A drooling dog can mean a number of things. A lot of dogs drool when they’re watching their human eating a yummy snack, which is perfectly normal, but outside of that, something may be wrong.
There also breeds who tend to drool pretty frequently, in general. Boxers, Saint Bernards Newfoundlands, and Mastiffs, for example, are all known drooler dogs, by default.
With that said, if you have a natural drooler and are here looking for some way to prevent your dog from drooling – that’s not going to happen.
Excessive or Sudden Drooling in the Heat
Dogs naturally cool themselves down by panting, which can come with minor to moderate drooling.
Panting and drooling during the summer months is perfectly normal, especially if they’re active. For example, you go to the dog park, where your dog has been running around constantly for an hour or two, which results in them laying down, panting, drooling, and doing what they need to do to cool themselves down.
However, if your dog is more fatigued than he usually is after a good run, you may be dealing with heat stroke.
If your dog is also struggling to breathe, you need to get him to the closest vet as soon as possible, if not immediately.
Bulldogs, boxers, pugs, boston terriers, and other breeds with short noses are a lot more prone to heat stroke than long-nosed breeds.
Avoiding heat stroke is easy – ensure clean water is available as well as shaded areas for your dog to play and rest in. Running around outside on hot days should be avoided.
An Oral Health Problem is Present
Abscessed teeth, periodontal disease, and other oral health problems can cause your dog to drool a lot more than what it considered normal for your dog.
Some oral health problems, such as an abscessed tooth, can cause your dog to have a difficulty in swallowing their saliva.
A buildup of tarter can also cause issued due to the fact that it can rub against your dog’s lips on the inside of their mouth. This will cause some droolage to occur. The best way to check for this is looking to see if your dog’s teeth look brown, almost like concrete, with swollen, red, and/or bleeding gums.
Oral tumors, ulcers, and a case of gingivitis can cause this, as well.
He Ate Something He Shouldn’t Have
Oral irritation can cause massive amounts of drooling, especially if he ate something he shouldn’t have eaten.
Toxic foods and plants, for example, will cause oral irritation and concerning amounts of drooling.
There is a Possible Upper Respiratory Infection
Unfortunately, excessive drooling can be a sign that an infection of the sinuses, nose, or throat is present.

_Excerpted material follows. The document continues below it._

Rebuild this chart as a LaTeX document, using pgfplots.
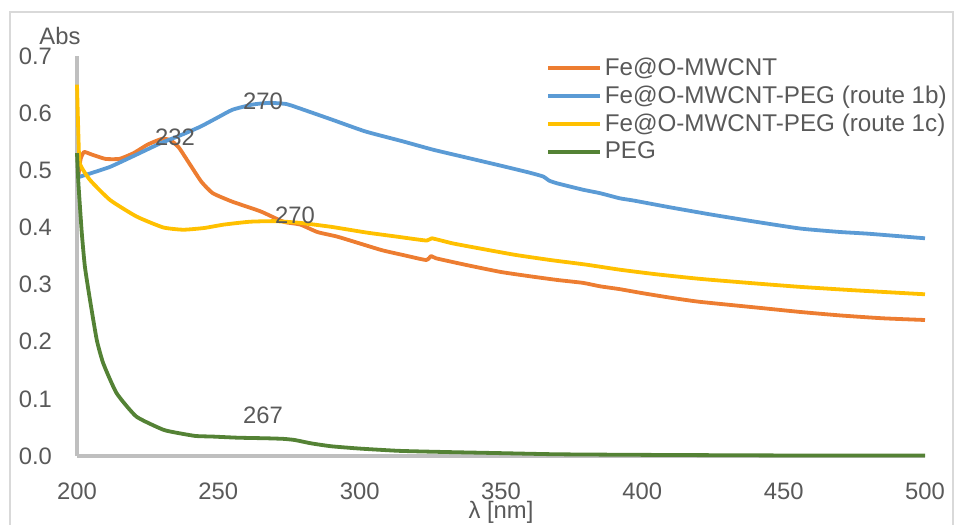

Dogs who live among other dogs and/or are stressed out constantly run quite a high risk of developing an upper respiratory infection.
Your Dog is Nervous
Interestingly enough, dogs can actually drool quite a bit if they are nervous, upset, scared, etc.
This doesn’t happen with all dogs, however. More often than not, breeds who aren’t as prone to drooling will start to do so when they’re nervous.
This can happen a lot in the car, too. Whether the only time your dog is in the car to go to the vet they don’t like, or they’re always anxious while in the car, drooling can happen.
If your dog is in the car panting and breathing with his mouth wide open, your dog is anxious and nervous.
1001 Causes of Dog Drooling
There are a lot of reasons why your dog is drooling, some of which are extremely harmful and dangerous to their health.
You are the best at figuring out what is and isn’t normal for your dog, so make sure you act accordingly if you think something is wrong.